Wright is aware of this, of course. Out of pastoral love for people who are not yet tiptoeing into the biblical waters, he invites them to draw near, risking a superficial misreading here and there, no doubt hoping that eventually they will get more involved and grasp the insight of his fellow bishop-theologian Rowan Williams: scriptural texts need to be read “in a way that brings out their strangeness, their nonobvious and noncontemporary qualities, in order that they may be read both freshly and truthfully. . . . They need to be made more difficult before we can accurately grasp their simplicities” (Arius: Heresy and Tradition).

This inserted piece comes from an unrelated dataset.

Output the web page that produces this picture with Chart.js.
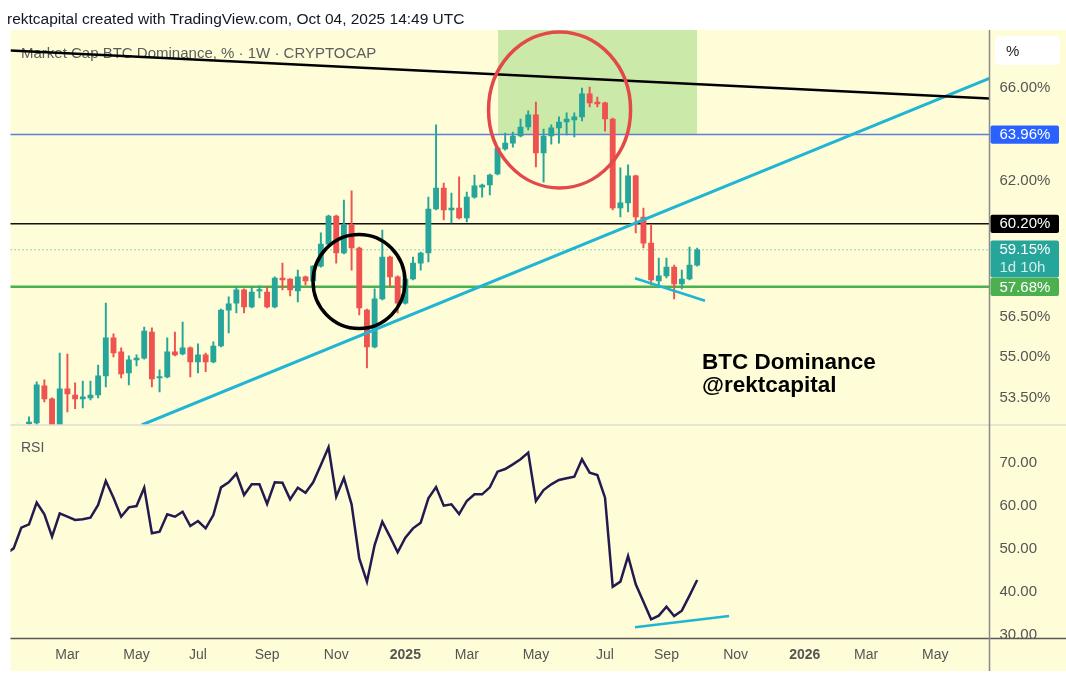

How might Wright have kept to his task while bringing out the texts’ strange, noncontemporary quality? Perhaps by replacing some of the analogies with a more direct embodiment of the text. Treating persecution in 1 Thessalonians 2:13, Wright tells of climbing a mountain and getting rained upon; but the meaning of the text might be conveyed more truly through a story of real religious persecution, historical or contemporary, or through one that causes us to reflect on how the absence of persecution may diminish the urgency of our discipleship. The fruit of the Spirit has been enfleshed in real life stories, as have the Beatitudes. To hear about the kind of person who walks the streets of Durham acting in a patient or peacemaking manner could open a wider, clearer window for elementary readers.
But at other points analogy is the only proper approach. Wright tackles popular misconceptions about the Rapture by asking, “How do you describe the color blue to a blind person?”—a gateway to a superb explanation of apocalyptic language. Later, the “lawless one,” portrayed in modern political terms in the Left Behind series, is effectively explained by Caligula’s erection of a statue to himself in the Temple. Paul knew that sooner or later some other megalomaniac would do the same or worse.
The Caligula reference demonstrates how using more “historical evidence” could be helpful. Readers want to know what really happened; they are curious about the original meanings of words. Wright’s “everyone” surely includes cynical readers who might benefit from the kind of historical casework Wright flashes so cleverly in his scholarly writings. When Jesus walks on water or multiplies the loaves to feed 5,000, this series makes no attempt to counter the questioning skeptic who considers the miraculous as hocus-pocus.
Yet no other commentary series comes even close to Wright’s achievement. In these pages the guy on the street, the preacher and even the scholar can find an utterly clear and accurate explanation of the warring factions in Galatia, or of the meaning of “Abba.” The series throws down the gauntlet to all who read, teach and preach: it challenges us to read these strange texts freshly and with clarity and passion, for simplicity is indeed hidden in their difficulties.